Of course, to actually build a functional protocol, you need a lot more than that — you’ll need authentication (public/private key cryptography), a consensus mechanism (Nakamoto consensus via proof-of-work or various kinds of proof-of-stake), space and time optimizations (Merkle trees and Merkle proofs), and a bunch of fancy peer-to-peer networking stuff. But that’s a subject for another, more technical blog post.
The point is this: blockchains are a genuinely new tool for organizing complex systems. And we are only beginning to understand how to integrate them into the real world.
The promise of blockchains
If everyone works off the same blockchain, and everyone openly shares what the current state of the blockchain is, and it’s computationally intractable to tamper with it, and everyone agrees on rules of how new data is committed… then suddenly everything changes.
Suddenly you can build completely decentralized systems that require no trust among participants. So long as enough actors in the system follow the rules of the protocol (in the most primitive case, at least 50% of them are good), then you can imbue the system with provable security guarantees. Conspiracies or bad actors can’t censor or vandalize the system.
You can even engineer the right incentives straight into the protocol, and then have every actor in the system enforce them.
Using blockchains, a lot of massive coordination problems simply disappear. Conundrums that plague global financial infrastructure, voting, international remittances, insurance policies, custodial records, and even government corruption can simply be designed out of existence.

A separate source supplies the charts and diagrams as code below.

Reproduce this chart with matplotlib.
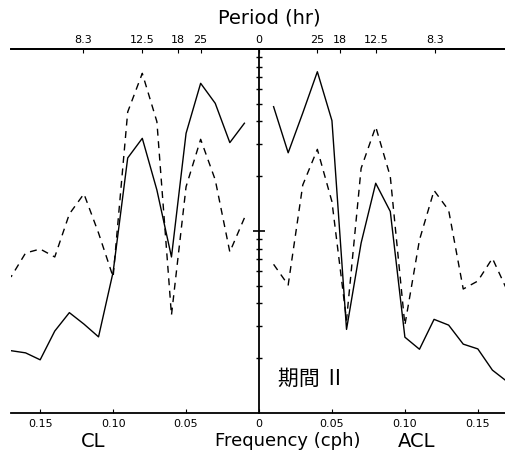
import numpy as np
import matplotlib.pyplot as plt
from matplotlib.ticker import FixedLocator, LogLocator, NullFormatter

# rotary spectrum, period II
freq = [0.01, 0.02, 0.03, 0.04, 0.05, 0.06, 0.07, 0.08, 0.09,
        0.10, 0.11, 0.12, 0.13, 0.14, 0.15, 0.16, 0.17]

cl_solid = [39.1, 30.6, 50.3, 64.8, 34.4, 7.2, 16.8, 32.3, 25.2,
            5.95, 2.62, 3.08, 3.56, 2.82, 1.96, 2.14, 2.20]
cl_dashed = [11.8, 7.67, 19.1, 31.9, 17.5, 3.45, 39.9, 73.5, 45.1,
             5.59, 9.75, 16.0, 12.4, 7.2, 7.96, 7.57, 5.59]

acl_solid = [48.2, 26.9, 44.5, 75.0, 40.4, 2.88, 8.59, 18.3, 12.8,
             2.61, 2.24, 3.27, 3.04, 2.39, 2.25, 1.72, 1.49]
acl_dashed = [6.56, 5.05, 17.9, 28.1, 14.5, 3.24, 22.1, 37.4, 19.9,
              3.04, 8.93, 16.7, 13.0, 4.80, 5.31, 7.08, 4.74]

periods = [25, 18, 12.5, 8.3]
period_labels = ["25", "18", "12.5", "8.3"]
freq_ticks = [0.05, 0.10, 0.15]
freq_labels = ["0.05", "0.10", "0.15"]

W, H = 506, 461
fig = plt.figure(figsize=(W / 100, H / 100), dpi=100)
ax = fig.add_axes([11 / W, 1 - 413 / H, 496 / W, 364 / H])

f = np.array(freq)
ax.plot(-f, cl_solid, color='black', lw=1.0)
ax.plot(-f, cl_dashed, color='black', lw=1.0, dashes=(5, 4))
ax.plot(f, acl_solid, color='black', lw=1.0)
ax.plot(f, acl_dashed, color='black', lw=1.0, dashes=(5, 4))

ax.set_yscale('log')
ax.set_ylim(1, 100)
ax.set_xlim(-0.17, 0.17)

# centre axis carries the log ticks
ax.spines['right'].set_visible(False)
ax.spines['left'].set_position(('data', 0))
ax.spines['left'].set_linewidth(1.3)
ax.spines['top'].set_linewidth(1.3)
ax.spines['bottom'].set_linewidth(1.3)
ax.yaxis.set_major_locator(FixedLocator([10]))
ax.yaxis.set_minor_locator(LogLocator(subs=np.arange(2, 10)))
ax.yaxis.set_major_formatter(NullFormatter())
ax.yaxis.set_minor_formatter(NullFormatter())
ax.tick_params(axis='y', which='major', direction='inout', length=9, width=1.2)
ax.tick_params(axis='y', which='minor', direction='inout', length=5, width=1.0)

bx = [-v for v in freq_ticks[::-1]] + [0] + freq_ticks
bl = freq_labels[::-1] + ["0"] + freq_labels
ax.set_xticks(bx, bl)
ax.tick_params(axis='x', direction='in', length=3, labelsize=8, pad=4, top=False)

top = ax.secondary_xaxis('top')
tx = [-1 / p for p in periods[::-1]] + [0] + [1 / p for p in periods]
tl = period_labels[::-1] + ["0"] + period_labels
top.set_xticks(tx, tl)
top.tick_params(direction='in', length=3, labelsize=8, pad=3)
top.spines['top'].set_linewidth(1.3)

fig.text(269 / W, 1 - 18 / H, "Period (hr)", fontsize=14, ha='center', va='center')
fig.text(288 / W, 1 - 441 / H, "Frequency (cph)", fontsize=13, ha='center', va='center')
fig.text(93 / W, 1 - 441 / H, "CL", fontsize=14, ha='center', va='center')
fig.text(417 / W, 1 - 441 / H, "ACL", fontsize=14, ha='center', va='center')
fig.text(278 / W, 1 - 379 / H, "期間 Ⅱ", fontsize=15, ha='left', va='center',
         family=['Noto Sans CJK JP', 'DejaVu Sans'])

fig.savefig('out.png', dpi=100)
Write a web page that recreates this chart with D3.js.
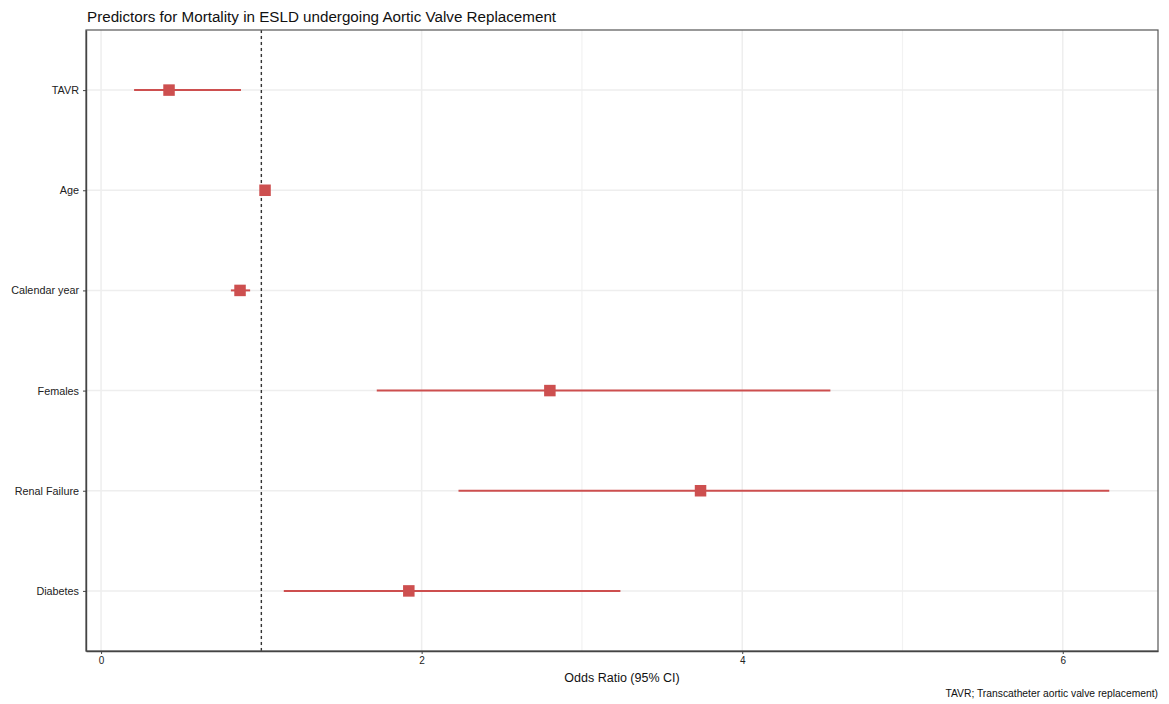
<!DOCTYPE html>
<html><head><meta charset="utf-8">
<script src="https://cdn.jsdelivr.net/npm/d3@7"></script>
<style>body{margin:0;background:#fff;} text{font-family:"Liberation Sans",Arial,sans-serif;}</style>
</head><body>
<svg id="c" width="1169" height="704"></svg>
<script>
const predictors = ["TAVR","Age","Calendar year","Females","Renal Failure","Diabetes"];
const oddsRatio = [0.424, 1.023, 0.867, 2.80, 3.74, 1.92];
const lowerCI   = [0.206, 1.005, 0.81, 1.72, 2.23, 1.14];
const upperCI   = [0.873, 1.04, 0.93, 4.55, 6.29, 3.24];
const xTicks = [0, 2, 4, 6];
const xMinorTicks = [1, 3, 5];
const refLine = 1;

const svg = d3.select("#c");
const L = 86, R = 1158, T = 30, B = 651;
const x = d3.scaleLinear().domain([-0.094, 6.594]).range([L, R]);
const y = d3.scalePoint().domain(predictors).range([T, B]).padding(0.6);

// grid
const g = svg.append("g");
g.selectAll(".vmin").data(xMinorTicks).join("line")
  .attr("x1", d => x(d)).attr("x2", d => x(d)).attr("y1", T).attr("y2", B)
  .attr("stroke", "#f2f2f2").attr("stroke-width", 1.2);
g.selectAll(".vmaj").data(xTicks).join("line")
  .attr("x1", d => x(d)).attr("x2", d => x(d)).attr("y1", T).attr("y2", B)
  .attr("stroke", "#eeeeee").attr("stroke-width", 1.5);
g.selectAll(".h").data(predictors).join("line")
  .attr("x1", L).attr("x2", R).attr("y1", d => y(d)).attr("y2", d => y(d))
  .attr("stroke", "#eeeeee").attr("stroke-width", 1.5);

// reference line
svg.append("line").attr("x1", x(refLine)).attr("x2", x(refLine)).attr("y1", T).attr("y2", B)
  .attr("stroke", "#333").attr("stroke-width", 1.4).attr("stroke-dasharray", "3,3");

// CIs
const col = "#cd4f4f";
svg.selectAll(".ci").data(predictors).join("line")
  .attr("x1", (d,i) => x(lowerCI[i])).attr("x2", (d,i) => x(upperCI[i]))
  .attr("y1", d => y(d)).attr("y2", d => y(d))
  .attr("stroke", col).attr("stroke-width", 2);
const s = 11.5;
svg.selectAll(".pt").data(predictors).join("rect")
  .attr("x", (d,i) => x(oddsRatio[i]) - s/2).attr("y", d => y(d) - s/2)
  .attr("width", s).attr("height", s).attr("fill", col);

// panel border
svg.append("rect").attr("x", L).attr("y", T).attr("width", R - L).attr("height", B - T)
  .attr("fill", "none").attr("stroke", "#555").attr("stroke-width", 1.2);

// axes
const xa = svg.append("g").attr("transform", `translate(0,${B})`)
  .call(d3.axisBottom(x).tickValues(xTicks).tickFormat(d3.format("d")).tickSize(3).tickSizeOuter(0).tickPadding(3));
xa.select(".domain").attr("stroke", "#444").attr("stroke-width", 1.4);
xa.selectAll(".tick line").attr("stroke", "#444");
xa.selectAll("text").attr("font-size", 10).attr("fill", "#222").attr("font-family", "Liberation Sans, Arial, sans-serif");

const ya = svg.append("g").attr("transform", `translate(${L},0)`)
  .call(d3.axisLeft(y).tickSize(3).tickSizeOuter(0).tickPadding(4));
ya.select(".domain").attr("stroke", "#444").attr("stroke-width", 1.4);
ya.selectAll(".tick line").attr("stroke", "#444");
ya.selectAll("text").attr("font-size", 10.8).attr("fill", "#222").attr("font-family", "Liberation Sans, Arial, sans-serif");

// titles
svg.append("text").attr("x", 87).attr("y", 22).attr("font-size", 15.2).attr("fill", "#111")
  .text("Predictors for Mortality in ESLD undergoing Aortic Valve Replacement");
svg.append("text").attr("x", (L + R) / 2).attr("y", 682).attr("text-anchor", "middle")
  .attr("font-size", 12.5).attr("fill", "#111").text("Odds Ratio (95% CI)");
svg.append("text").attr("x", R).attr("y", 697).attr("text-anchor", "end")
  .attr("font-size", 10.3).attr("fill", "#111").text("TAVR; Transcatheter aortic valve replacement)");
</script>
</body></html>
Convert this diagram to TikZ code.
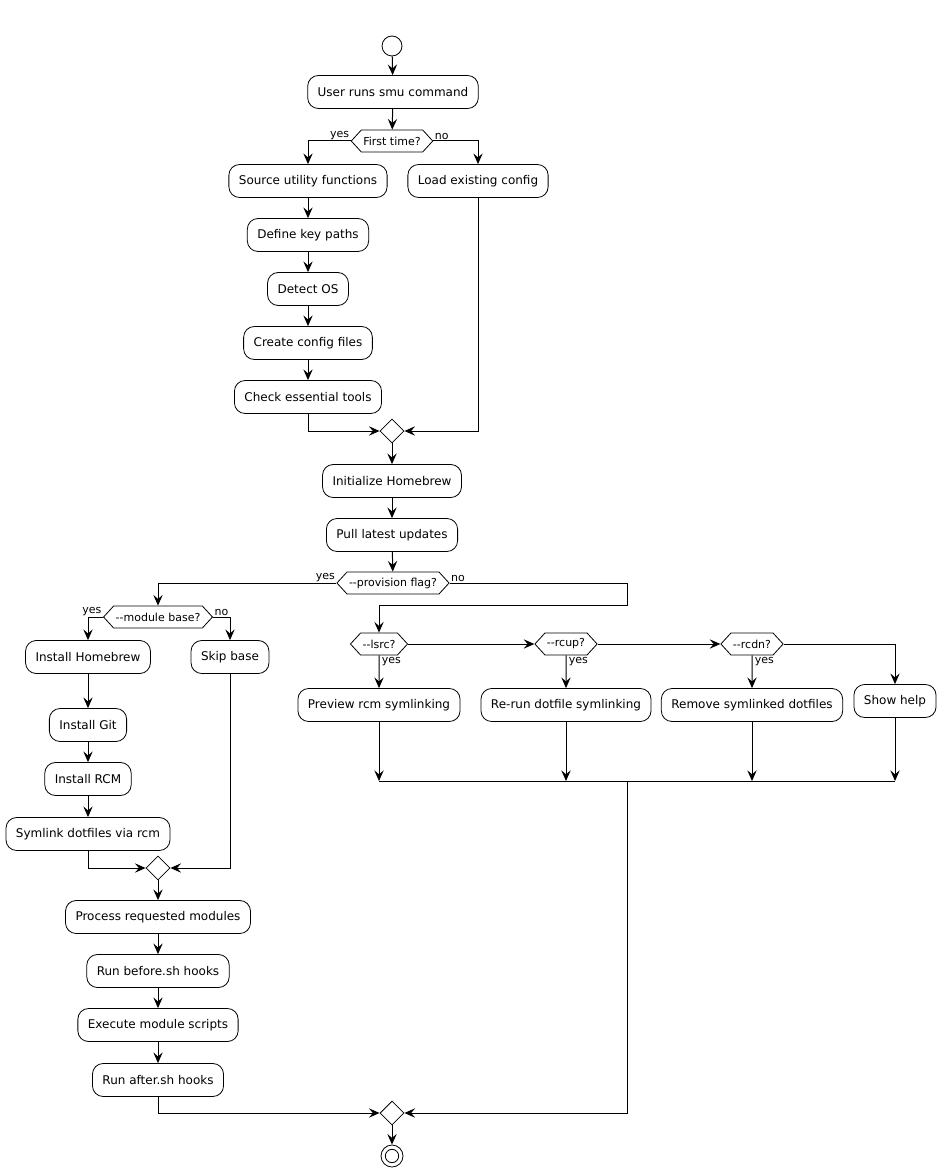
\documentclass[tikz,border=0pt]{standalone}
\usepackage{fontspec}
\setmainfont{DejaVu Sans}
\usetikzlibrary{shapes.geometric,shapes.symbols,arrows.meta}
\begin{document}
\begin{tikzpicture}[x=0.75pt,y=-0.75pt,
 act/.style={draw,fill=white,rounded corners=8pt,minimum height=24.75pt,inner xsep=7.5pt,font=\fontsize{9}{11}\selectfont,line width=0.6pt},
 dec/.style={draw,fill=white,signal,signal to=west and east,signal pointer angle=95,minimum height=16.5pt,inner xsep=1.5pt,inner ysep=0pt,font=\fontsize{8.25}{10}\selectfont,line width=0.6pt},
 merge/.style={draw,fill=white,diamond,minimum width=18pt,minimum height=18pt,inner sep=0pt,line width=0.6pt},
 lbl/.style={font=\fontsize{8.25}{10}\selectfont,inner sep=1pt},
 flow/.style={-{Stealth[length=8pt,width=7pt,inset=3pt]},line width=0.75pt},
 plain/.style={line width=0.75pt}]
\useasboundingbox[fill=white] (0,0) rectangle (941,1173);
% nodes
\node[draw,circle,minimum size=15pt,inner sep=0pt,line width=0.6pt] (start) at (392,46) {};
\node[act] (user) at (393,92) {User runs smu command};
\node[dec] (ft) at (392,141) {First time?};
\node[act] (src) at (308,181) {Source utility functions};
\node[act] (load) at (478,181) {Load existing config};
\node[act] (keys) at (308,235) {Define key paths};
\node[act] (os) at (308,289) {Detect OS};
\node[act] (cfg) at (308,343) {Create config files};
\node[act] (chk) at (308,397) {Check essential tools};
\node[merge] (m1) at (392,431) {};
\node[act] (init) at (392,481) {Initialize Homebrew};
\node[act] (pull) at (392,535) {Pull latest updates};
\node[dec] (prov) at (393,583) {-{}-provision flag?};
\node[dec] (mod) at (158,617) {-{}-module base?};
\node[act] (ihb) at (88,657) {Install Homebrew};
\node[act] (skip) at (230,657) {Skip base};
\node[act] (git) at (88,725) {Install Git};
\node[act] (rcm) at (88,779) {Install RCM};
\node[act] (sym) at (88,834) {Symlink dotfiles via rcm};
\node[merge] (m2) at (158,868) {};
\node[act] (proc) at (158,917) {Process requested modules};
\node[act] (bef) at (158,971) {Run before.sh hooks};
\node[act] (exe) at (158,1025) {Execute module scripts};
\node[act] (aft) at (158,1080) {Run after.sh hooks};
\node[merge] (m3) at (392,1113) {};
\node[draw,circle,minimum size=16.5pt,inner sep=0pt,line width=0.6pt] (stop) at (392,1156) {};
\node[draw,circle,minimum size=10pt,inner sep=0pt,line width=0.6pt] (stopin) at (stop) {};
\coordinate (c1) at (627,605);
\node[dec] (lsrc) at (379,644) {-{}-lsrc?};
\node[dec] (rcup) at (566,644) {-{}-rcup?};
\node[dec] (rcdn) at (752,644) {-{}-rcdn?};
\node[act] (prev) at (379,705) {Preview rcm symlinking};
\node[act] (rerun) at (566,705) {Re-run dotfile symlinking};
\node[act] (rem) at (752,705) {Remove symlinked dotfiles};
\node[act] (help) at (895,701) {Show help};
\coordinate (bl) at (379,781);
\coordinate (br) at (895,781);
\coordinate (jb) at (627,781);
% edges
\draw[flow] (start) -- (user);
\draw[flow] (user) -- (ft);
\draw[flow] (ft.west) -| (src.north);
\draw[flow] (ft.east) -| (load.north);
\node[lbl,anchor=south east] (y1) at (ft.west) {yes};
\node[lbl,anchor=south west] (n1) at (ft.east) {no};
\draw[flow] (src) -- (keys);
\draw[flow] (keys) -- (os);
\draw[flow] (os) -- (cfg);
\draw[flow] (cfg) -- (chk);
\draw[flow] (chk.south) |- (m1.west);
\draw[flow] (load.south) |- (m1.east);
\draw[flow] (m1) -- (init);
\draw[flow] (init) -- (pull);
\draw[flow] (pull) -- (prov);
\draw[flow] (prov.west) -| (mod.north);
\node[lbl,anchor=south east] (y2) at (prov.west) {yes};
\node[lbl,anchor=south west] (n2) at (prov.east) {no};
\draw[flow] (prov.east) -| (c1) -| (lsrc.north);
\draw[flow] (mod.west) -| (ihb.north);
\draw[flow] (mod.east) -| (skip.north);
\node[lbl,anchor=south east] (y3) at (mod.west) {yes};
\node[lbl,anchor=south west] (n3) at (mod.east) {no};
\draw[flow] (ihb) -- (git);
\draw[flow] (git) -- (rcm);
\draw[flow] (rcm) -- (sym);
\draw[flow] (sym.south) |- (m2.west);
\draw[flow] (skip.south) |- (m2.east);
\draw[flow] (m2) -- (proc);
\draw[flow] (proc) -- (bef);
\draw[flow] (bef) -- (exe);
\draw[flow] (exe) -- (aft);
\draw[flow] (aft.south) |- (m3.west);
\draw[flow] (jb) |- (m3.east);
\draw[flow] (m3) -- (stop);
\draw[flow] (lsrc.east) -- (rcup.west);
\draw[flow] (rcup.east) -- (rcdn.west);
\draw[flow] (rcdn.east) -| (help.north);
\draw[flow] (lsrc) -- (prev);
\draw[flow] (rcup) -- (rerun);
\draw[flow] (rcdn) -- (rem);
\node[lbl,anchor=north west,xshift=1pt] (y4) at (lsrc.south) {yes};
\node[lbl,anchor=north west,xshift=1pt] (y5) at (rcup.south) {yes};
\node[lbl,anchor=north west,xshift=1pt] (y6) at (rcdn.south) {yes};
\draw[flow] (prev) -- (prev |- bl);
\draw[flow] (rerun) -- (rerun |- bl);
\draw[flow] (rem) -- (rem |- bl);
\draw[flow] (help) -- (help |- br);
\draw[plain] (bl) -- (br);
\end{tikzpicture}
\end{document}
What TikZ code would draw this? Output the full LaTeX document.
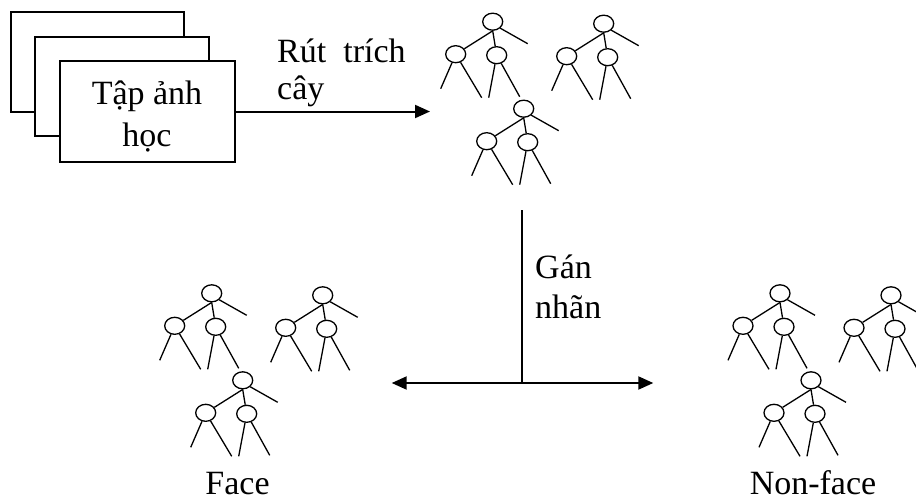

By creating the right system with the right guarantees, you can fix bad incentives. You can eliminate corrupt middle-men and rent-seekers. You can create whole new societies that can coordinate better, more transparently, and more efficiently than ever before considered possible.
It’s really hard for most people to grasp the significance of this.
I’ll put it this way: if John Locke knew about blockchains, it undoubtedly would’ve compelled him to write a third treatise on government. It would’ve been a revolutionary idea in how to coordinate a society.
The future of the future
Most people I know right now in Silicon Valley are focused on deep learning and AI as the most promising technological revolution. And I share their enthusiasm! Deep learning is going to upend industries and give us new capabilities that we only imagined in high science fiction.
But blockchain — blockchain is going to upend entire societies. It’s going to enable new kinds of governance systems that were before only the daydreams of utopians and philosophers.
And yet, when you look at the cryptocurrency world right now, you’re not necessarily going to recognize that.
Most of what’s going on right now falls into two categories.
The first are the crypto-anarchists and hackers who are building low-level protocols. They’re racing to build what will become the decentralized TCP/IP stack for future builders.
The second category are the profiteers who trying to make a quick buck off the unaware and the optimistic.
Unfortunately, this second category is getting most of the attention.
The tower of Blockchain
Imagine stumbling across the world wide web in 1995, browsing through dinky fan sites catering to eccentrics, and thinking: “Hah. Wow. This weird little ecosystem is going to be really important someday.”
That was blockchain a few years ago. In other words, blockchain has safely crossed the Angelfire chasm.
Now that it has proven its first glimmer of usefulness, the next act is inevitable.
You may have heard about the ICO mania, or the recent rallies of the prices of Bitcoin and Ethereum. The wise and the wily have taken notice and have realized blockchain’s tremendous potential. And they’ve already made and lost fortunes speculating on the potential future of cryptocurrencies.